Acho que eu finalmente estou me tornando adulta e cheguei à conclusão que o tempo do meu dia não é ilimitado e minha vida não é eterna. Então se eu tiver que encaixar no meu dia cinco orações diárias e mais um monte de rituais religiosos, vai me sobrar menos tempo para fazer outras coisas que eu concluí que eu tenho o dever de fazer como ser humano.
Minha segunda conclusão de hoje: irei interromper meu jejum do Ramadã mais cedo esse ano. Estou com 43kg, com um IMC abaixo do normal (a droga do IMC da Cinderella, sim, isso existe) e o jejum do Ramadã está diminuindo mais umas gramas do meu peso, então acho prudente cancelar o jejum por aqui. Mas esse não é o único ou principal motivo.
Talvez eu esteja de saco cheio ou eu queira um momento de rebeldia. Antes minha rebeldia era participar da Quaresma e do Ramadã (algo super descolado e exótico nos dias de hoje). Hoje minha rebeldia é cancelar minha participação no Ramadã após anunciar para Deus e o mundo que eu ia fazer (e eu realmente tinha intenção de perseverar até o fim, como fiz nos anos anteriores).
Talvez desistir e reconhecer minhas limitações tenha sido uma lição de humildade. Isso mostra que meu eu de um ano atrás já é diferente do meu eu de hoje.
Minha existência não serve para dizer: “Olha como eu sou legal e faço coisas legais” mas principalmente para dizer: “Eu tenho defeitos, tenho limitações, eu mudo de ideia, eu tenho fraquezas, eu sou uma pessoa normal!”. Mas nós nos envergonhamos das nossas fraquezas e queremos esconder.
É claro que eu também queria ter terminado esse Ramadã com glória. Mas algo dentro de mim, que eu não sei explicar totalmente o que é, me impediu. Quero acreditar que não foi apenas preguiça. E se foi… bem, ter preguiça também é humano.
Ainda irei ler todo dia algumas páginas daquele meu livro de islamismo porque ele é ótimo. Mas eu estava bem desanimada hoje. Só que não de um jeito ruim.
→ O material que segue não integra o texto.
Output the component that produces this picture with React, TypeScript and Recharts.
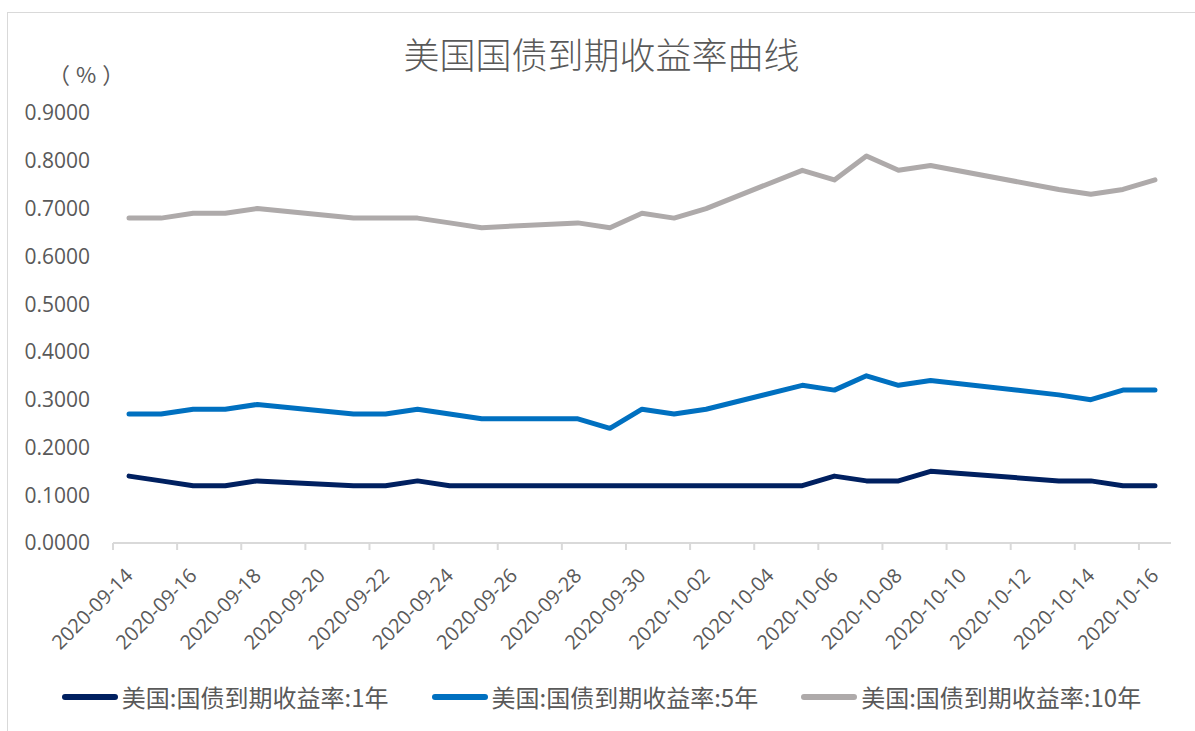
import React from "react"
import { LineChart, Line, XAxis, YAxis, Legend } from "recharts"

// trading days only - weekends and 10-12 (Columbus day) have no quote
const dates = [
  "2020-09-14", "2020-09-15", "2020-09-16", "2020-09-17", "2020-09-18",
  "2020-09-21", "2020-09-22", "2020-09-23", "2020-09-24", "2020-09-25",
  "2020-09-28", "2020-09-29", "2020-09-30", "2020-10-01", "2020-10-02",
  "2020-10-05", "2020-10-06", "2020-10-07", "2020-10-08", "2020-10-09",
  "2020-10-13", "2020-10-14", "2020-10-15", "2020-10-16",
]

const yield1y = [
  0.14, 0.13, 0.12, 0.12, 0.13,
  0.12, 0.12, 0.13, 0.12, 0.12,
  0.12, 0.12, 0.12, 0.12, 0.12,
  0.12, 0.14, 0.13, 0.13, 0.15,
  0.13, 0.13, 0.12, 0.12,
]

const yield5y = [
  0.27, 0.27, 0.28, 0.28, 0.29,
  0.27, 0.27, 0.28, 0.27, 0.26,
  0.26, 0.24, 0.28, 0.27, 0.28,
  0.33, 0.32, 0.35, 0.33, 0.34,
  0.31, 0.3, 0.32, 0.32,
]

const yield10y = [
  0.68, 0.68, 0.69, 0.69, 0.7,
  0.68, 0.68, 0.68, 0.67, 0.66,
  0.67, 0.66, 0.69, 0.68, 0.7,
  0.78, 0.76, 0.81, 0.78, 0.79,
  0.74, 0.73, 0.74, 0.76,
]

const tickDates = [
  "2020-09-14", "2020-09-16", "2020-09-18", "2020-09-20", "2020-09-22",
  "2020-09-24", "2020-09-26", "2020-09-28", "2020-09-30", "2020-10-02",
  "2020-10-04", "2020-10-06", "2020-10-08", "2020-10-10", "2020-10-12",
  "2020-10-14", "2020-10-16",
]

const yTicks = [0, 0.1, 0.2, 0.3, 0.4, 0.5, 0.6, 0.7, 0.8, 0.9]

const seriesKeys = ["y1", "y5", "y10"]
const seriesNames = ["美国:国债到期收益率:1年", "美国:国债到期收益率:5年", "美国:国债到期收益率:10年"]
const seriesColors = ["#002060", "#0070C0", "#AEAAAA"]

const FIRST_DAY = "2020-09-14"
const LAST_DAY = "2020-10-16"

function dayIndex(s: string) {
  const [y, m, d] = s.split("-").map(Number)
  const [y0, m0, d0] = FIRST_DAY.split("-").map(Number)
  return Math.round((Date.UTC(y, m - 1, d) - Date.UTC(y0, m0 - 1, d0)) / 86400000)
}

const data = dates.map((d, i) => ({
  day: dayIndex(d),
  y1: yield1y[i],
  y5: yield5y[i],
  y10: yield10y[i],
}))

const totalDays = dayIndex(LAST_DAY) + 1
// excel date axis: tick marks sit between day slots, labels on the slot centre
const xTicks = tickDates.map((d) => dayIndex(d) - 0.5)

const W = 1187
const H = 718
const Y_AXIS_W = 105
const RIGHT = 24
const halfSlot = (W - Y_AXIS_W - RIGHT) / totalDays / 2

const textColor = "#595959"
const latin = "'Open Sans', 'Noto Sans CJK SC', sans-serif"
const cjk = "'Noto Sans CJK SC', sans-serif"

function DateTick(props: any) {
  const { x, y, payload } = props
  const label = tickDates.find((d) => dayIndex(d) - 0.5 === payload.value)
  return (
    <g transform={`translate(${x + halfSlot},${y + 20})`}>
      <text textAnchor="end" transform="rotate(-45)" dy="0.35em" fill={textColor} fontSize={20} fontFamily={latin}>
        {label}
      </text>
    </g>
  )
}

// own legend so the order stays 1y, 5y, 10y
function LegendContent() {
  return (
    <div style={{ display: "flex", justifyContent: "center", alignItems: "center", gap: 43, height: 40 }}>
      {seriesNames.map((name, i) => (
        <div key={name} style={{ display: "flex", alignItems: "center" }}>
          <span style={{ width: 56, height: 6, borderRadius: 3, background: seriesColors[i], marginRight: 4 }} />
          <span style={{ fontFamily: cjk, fontSize: 24, color: textColor, lineHeight: "40px" }}>{name}</span>
        </div>
      ))}
    </div>
  )
}

export default function App() {
  return (
    <div
      style={{
        position: "absolute",
        left: 7,
        top: 12,
        width: W + 1,
        height: H + 1,
        boxSizing: "border-box",
        borderTop: "1px solid #d9d9d9",
        borderLeft: "1px solid #d9d9d9",
        background: "#fff",
      }}
    >
      <div
        style={{
          position: "absolute",
          top: 22,
          left: 0,
          width: "100%",
          textAlign: "center",
          fontFamily: cjk,
          fontSize: 36,
          fontWeight: 300,
          lineHeight: "36px",
          color: textColor,
        }}
      >
        美国国债到期收益率曲线
      </div>
      <div
        style={{
          position: "absolute",
          top: 49,
          left: 40,
          fontFamily: cjk,
          fontSize: 22,
          lineHeight: "22px",
          letterSpacing: 6,
          color: textColor,
        }}
      >
        （%）
      </div>
      <LineChart width={W} height={H} data={data} margin={{ top: 100, right: RIGHT, bottom: 14, left: 0 }}>
        <XAxis
          dataKey="day"
          type="number"
          domain={[-0.5, totalDays - 0.5]}
          ticks={xTicks}
          interval={0}
          height={134}
          tick={<DateTick />}
          tickSize={7}
          axisLine={{ stroke: "#d9d9d9", strokeWidth: 2 }}
          tickLine={{ stroke: "#d9d9d9", strokeWidth: 2 }}
        />
        <YAxis
          domain={[0, 0.9]}
          ticks={yTicks}
          width={Y_AXIS_W}
          axisLine={false}
          tickLine={false}
          tickSize={0}
          tickMargin={23}
          interval={0}
          tick={{ fill: textColor, fontSize: 21, fontFamily: latin }}
          tickFormatter={(v: number) => v.toFixed(4)}
        />
        <Legend verticalAlign="bottom" height={40} content={<LegendContent />} wrapperStyle={{ left: 0, width: W }} />
        {seriesKeys.map((key, i) => (
          <Line
            key={key}
            dataKey={key}
            name={seriesNames[i]}
            stroke={seriesColors[i]}
            strokeWidth={5}
            strokeLinecap="round"
            strokeLinejoin="round"
            dot={false}
            activeDot={false}
            isAnimationActive={false}
          />
        ))}
      </LineChart>
    </div>
  )
}
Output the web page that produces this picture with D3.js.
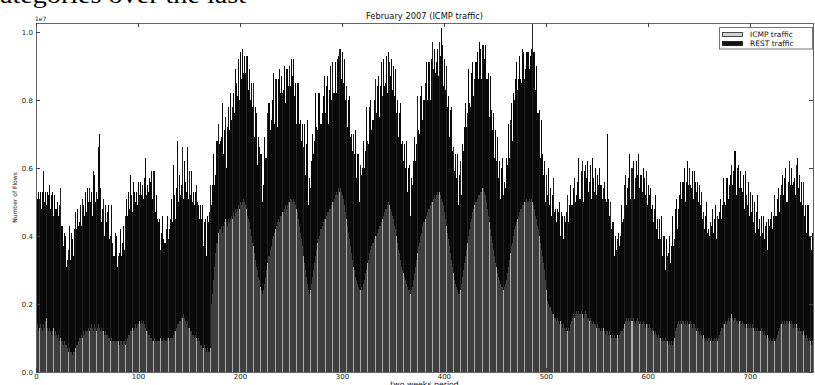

Não foi algo temporário. Foi um tipo de: “Eu realmente quero um compromisso desses para a minha vida? Um compromisso que não vai afetar apenas meu desempenho nas outras coisas que quero fazer, mas as pessoas ao meu redor”.
Quem nunca participou do Ramadã não sabe, mas ele realmente irrita as pessoas com quem você convive (se não são muçulmanos). Até a Quaresma irrita um pouco os outros. Tudo muda: a rotina, o calendário, os horários.
Sinceramente, eu achei ótimo ter acontecido isso hoje. É como se desse um “Plim” no meu cérebro. E eu aprendesse a focar no que eu concluí que mais importa.
Sim, religião é importante. Sim, cada pessoa deve ter estratégias para lidar com momentos de grande sofrimento e morte.
Não faço a menor ideia de qual será meu interesse religioso no futuro, conforme eu tenha cada vez mais contatos com mortes. Espiritualidade e/ou religiões são fundamentais para essa parte. Mas eu me preocuparei com o futuro no futuro.
Obrigada, Ramadã, por ter me proporcionado mais belos quatro dias de vivência profunda da religião. Obrigada por me fazer crescer cada vez mais como ser humano.
E agora seguirei o meu caminho. Talvez nossos caminhos se cruzem de novo um dia.